Mina zaczął trafiać w meczach grupowych – najpierw z Polską, później z Senegalem. W starciu 1/8 finału z Anglią również celnym strzałem głową doprowadził do dogrywki, ale było to jego ostatnie trafienie w Rosji. Jeśli będzie dalej grał tak dobrze, to za cztery lata będzie miał okazję, aby powiększyć dorobek.
Lionel Messi
To być może była ostatnia okazja dla Lionela Messiego, aby zdobyć upragnione mistrzostwo świata. Cztery lata temu był blisko, dochodząc do finału, chociaż reprezentacja Argentyny przez większość spotkań nie pokazała niczego interesującego.
Podobnie było i tym razem. Albicelestes po dwóch spotkaniach grupowych byli bliscy pożegnania się z turniejem, a w meczu z Nigerią uratował ich dopiero gol Marcosa Rojo. Wiele gromów i słów krytyki spadło na Lionela Messiego, który sam nie był w stanie pociągnąć zespołu.
W meczu z Nigerią strzelił jednak bardzo ładnego gola, przyjmując piłkę na udo w pełnym biegu, a częściowo zamazał słabe występy w meczu z Francją. Co prawda Argentyna ostatecznie odpadła, przegrywając 3:4, ale rozegrała najlepsze spotkanie na turnieju.

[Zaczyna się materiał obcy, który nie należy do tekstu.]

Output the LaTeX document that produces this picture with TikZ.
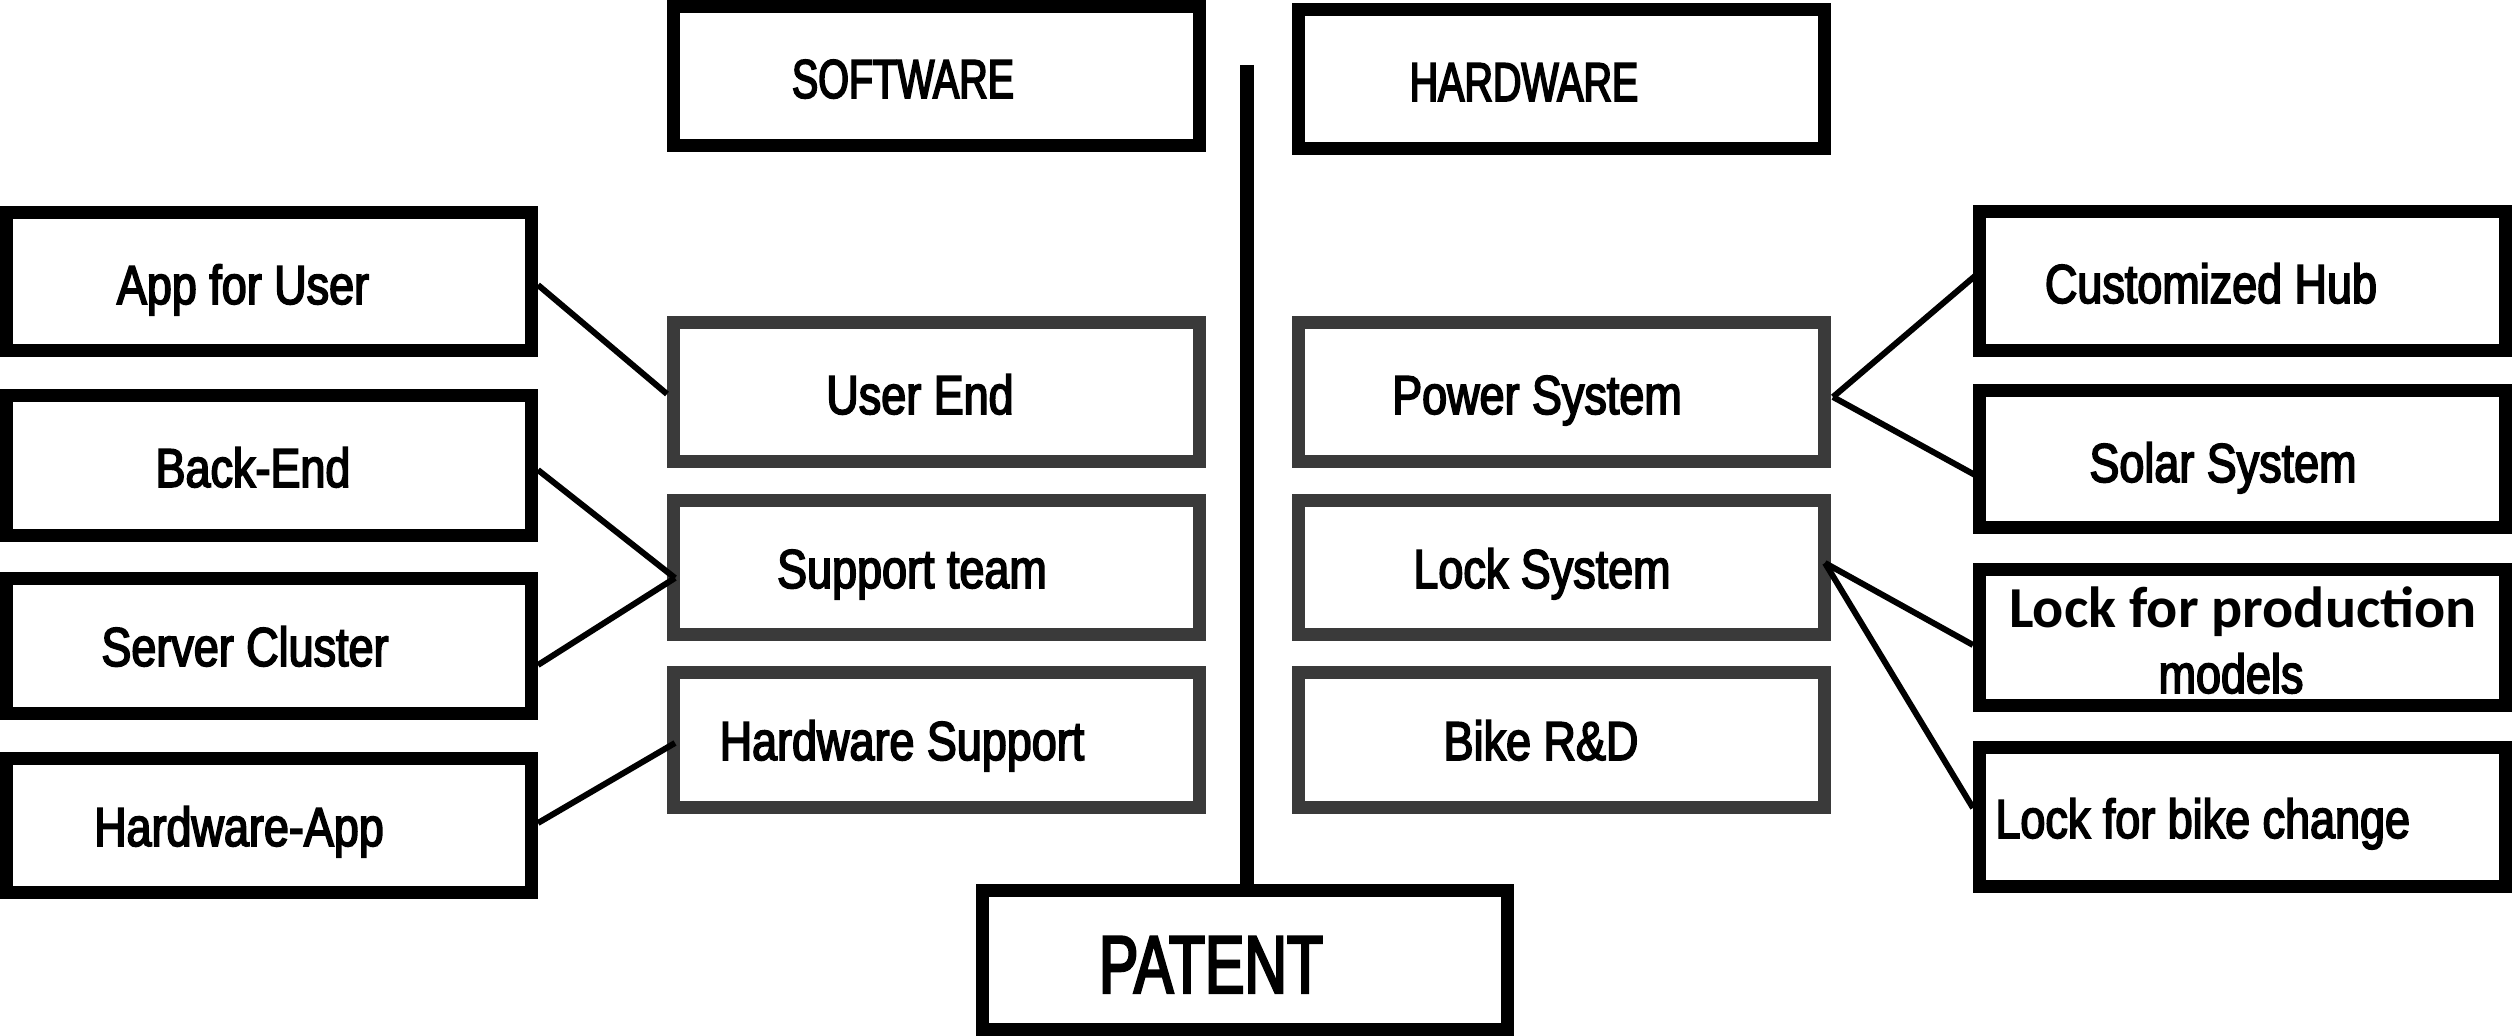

Messi zapisał dwie asysty, ale nie jest to z pewnością pocieszenie dla piłkarza Barcelony.
Cristiano Ronaldo
Mówiąc o wielkich zawodnikach, warto także wspomnieć o Ronaldo, który po wygranej w mistrzostwach Europy celował w najważniejsze piłkarskie trofeum. W Rosji prezentował się nieco inaczej niż jego największy rywal o miano najlepszego zawodnika na świecie.
Rozpoczął wyśmienicie – od trzech goli w trudnym starciu z Hiszpanią. Ostatni z nich to był majstersztyk. Rzut wolny gwiazdora Realu Madryt z pewnością będzie zaliczany do jednych z najpiękniejszych trafień tego mundialu.
Później było jednak coraz gorzej. W meczu z Marokiem dał co prawda wygraną, ale w spotkaniu przeciwko Iranowi nie wykorzystał rzutu karnego, który mógł nawet doprowadzić do tego, że Portugalii zabrakłoby w gronie uczestników 1/8 finału. Ostatecznie z turniejem pożegnał się właśnie w tej fazie rozgrywek i dla niego, podobnie jak dla Messiego, być może była to ostatnia okazja na zdobycie mistrzostwa świata.